Bresser-Pereira, hoje na FOLHA e sua análise sobre a crise europeia.
A crise
financeira da zona do euro foi relativamente superada, mas a crise econômica
continua profunda. A crise financeira soberana do euro de 2010 decorreu da
crise bancária global de 2008 que levou os Estados a se endividarem para socorrer
os bancos.
Ela foi
superada quando o presidente do Banco Central Europeu garantiu que compraria no
mercado secundário os títulos da dívida soberana dos países.
Entretanto a
crise econômica da zona do euro continua sem solução.

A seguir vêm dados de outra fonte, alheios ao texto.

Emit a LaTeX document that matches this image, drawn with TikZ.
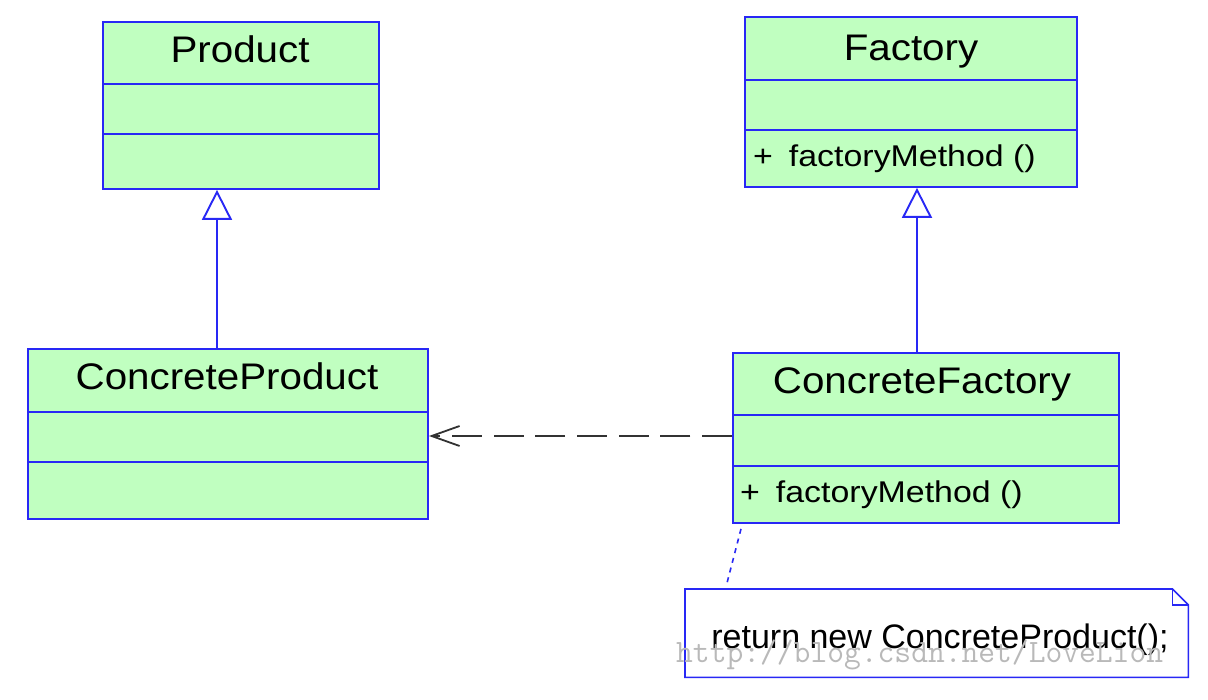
\documentclass[tikz,border=0pt]{standalone}
\usepackage{fontspec}
\setmainfont{Liberation Sans}
\newfontfamily\titlefont[FakeStretch=1.09]{Liberation Sans}
\newfontfamily\methfont[FakeStretch=1.13]{Liberation Sans}
\usetikzlibrary{arrows.meta,calc}
\definecolor{umlblue}{RGB}{40,40,245}
\definecolor{umlfill}{RGB}{192,255,192}
\definecolor{deparrow}{RGB}{50,50,50}
\definecolor{wmark}{RGB}{185,185,185}
\begin{document}
\begin{tikzpicture}[x=1pt,y=-1pt,
 classbox/.style={draw=umlblue,fill=umlfill,line width=1.9pt,inner sep=0,anchor=north west},
 divider/.style={draw=umlblue,line width=1.7pt},
 classname/.style={font=\titlefont\fontsize{37}{40}\selectfont,anchor=base,inner sep=0},
 method/.style={font=\methfont\fontsize{30}{34}\selectfont,anchor=base west,inner sep=0},
 inherit/.style={draw=umlblue,line width=1.9pt,-{Triangle[open,length=30pt,width=30pt]}},
 depend/.style={draw=deparrow,line width=1.8pt,dash pattern=on 30pt off 11.7pt,-{Straight Barb[length=28pt,width=20pt]}},
 notebox/.style={draw=umlblue,line width=1.6pt},
 notelink/.style={draw=umlblue,line width=1.6pt,dash pattern=on 5pt off 5pt},
]
\useasboundingbox[fill=white] (0,0) rectangle (1208,700);

% class boxes
\node[classbox,minimum width=276pt,minimum height=167pt] (product) at (102,21) {};
\node[classbox,minimum width=332pt,minimum height=170pt] (factory) at (744,16) {};
\node[classbox,minimum width=400pt,minimum height=170pt] (cproduct) at (27,348) {};
\node[classbox,minimum width=386pt,minimum height=170pt] (cfactory) at (732,352) {};

% compartments
\draw[divider] (product.west |- 0,84) -- (product.east |- 0,84);
\draw[divider] (product.west |- 0,134) -- (product.east |- 0,134);
\draw[divider] (factory.west |- 0,80) -- (factory.east |- 0,80);
\draw[divider] (factory.west |- 0,130) -- (factory.east |- 0,130);
\draw[divider] (cproduct.west |- 0,412) -- (cproduct.east |- 0,412);
\draw[divider] (cproduct.west |- 0,462) -- (cproduct.east |- 0,462);
\draw[divider] (cfactory.west |- 0,415) -- (cfactory.east |- 0,415);
\draw[divider] (cfactory.west |- 0,466) -- (cfactory.east |- 0,466);

% names and operations
\node[classname] (productname) at (240,63) {Product};
\node[classname] (factoryname) at (911,61) {Factory};
\node[classname] (cproductname) at (227,390) {ConcreteProduct};
\node[classname] (cfactoryname) at (922,394) {ConcreteFactory};
\node[method] (factorymeth) at (753,167) {+\hspace{16pt}factoryMethod ()};
\node[method] (cfactorymeth) at (740,503) {+\hspace{16pt}factoryMethod ()};

% relations
\draw[inherit] (cproduct.north -| 217,0) -- (product.south -| 217,0);
\draw[inherit] (cfactory.north -| 917,0) -- (factory.south -| 917,0);
\draw[depend] (cfactory.west |- 0,436) -- (cproduct.east |- 0,436);

% note
\node[inner sep=0,minimum width=503pt,minimum height=88pt,anchor=north west] (note) at (685,589) {};
\draw[notebox,fill=white] (note.north west) -- ($(note.north east)+(-16,0)$) -- ($(note.north east)+(0,16)$) -- (note.south east) -- (note.south west) -- cycle;
\draw[notebox] ($(note.north east)+(-16,0)$) -- ($(note.north east)+(-16,16)$) -- ($(note.north east)+(0,16)$);
\node[font=\fontsize{34}{38}\selectfont,anchor=base,inner sep=0] (notetext) at (940,648) {return new ConcreteProduct();};
\draw[notelink] ($(cfactory.south west)+(9,5)$) -- ($(note.north west)+(42,-6)$);

% watermark
\node[font=\ttfamily\fontsize{32.6}{34}\selectfont,text=wmark,anchor=base west,inner sep=0] (wm) at (676,662) {http://blog.csdn.net/LoveLion};
\end{tikzpicture}
\end{document}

A economia da Europa como
um todo está estagnada, porque as taxas de câmbio implícitas ou internas dos
países do Sul se apreciaram em relação às dos países do Norte e as suas
empresas deixaram de ser competitivas.
O conceito de
taxa de câmbio interna é relativo ao valor e não ao preço de mercado da taxa de
câmbio. O valor da taxa de câmbio não decorre das variações na oferta e na
procura de moeda estrangeira, que fazem com que a taxa de câmbio de mercado
flutue em torno do seu valor, mas é o valor que deve ter a taxa de câmbio para
tornar competitivas as empresas existentes no país. O valor da taxa de câmbio
depende da relação entre aumento da produtividade e dos salários em um país (o "custo
unitário do trabalho") em relação aos demais países.
Em 2003 o
então premiê da Alemanha, Gerhard Schröeder, através da iniciativa Agenda 2010,
promoveu a flexibilização das leis trabalhistas e, ao mesmo tempo, celebrou um
acordo entre empresas e sindicatos segundo o qual os salários deixariam de ser
aumentados proporcionalmente à produtividade, em troca de segurança no emprego.
Como os
países do Sul não fizeram o mesmo, seu custo unitário do trabalho subiu em
relação à Alemanha, a taxa de câmbio interna se apreciou, as empresas perderam
competitividade e se endividaram, as famílias também se endividaram, e isso se
traduziu em grandes deficit em conta corrente, não obstante as contas públicas
continuassem equilibradas (exceto na Grécia).
Para resolver
a crise econômica é preciso reequilibrar os custos unitários do trabalho, ou
seja, reduzir salários. A forma normal de fazer isso seria cada país recuperar
sua capacidade de depreciar a taxa de câmbio - uma solução que distribui por
toda a sociedade o custo do ajustamento necessário e o faz em um instante -, mas
que exige uma reforma monetária que, de forma planejada, descontinue o euro.
Como os
europeus não têm coragem para fazer isso, uma alternativa seria uma inflação
que reduzisse os salários reais ao mesmo tempo em que os países do Norte da
Europa aumentassem seus salários, mas a Alemanha não aceita perder
competitividade em relação à China e aos Estados Unidos. A terceira alternativa
é a que está sendo adotada: é a "austeridade", ou seja, a redução dos
salários através da recessão e do desemprego. É uma solução desumana cujo peso
cai sobre os assalariados e as pequenas empresas. É a solução contra a qual os
cidadãos europeus, perplexos, protestam nas ruas e nas eleições, mas, afinal, é
a solução possível enquanto não perderem o respeito quase religioso que
desenvolveram em relação à sua moeda única.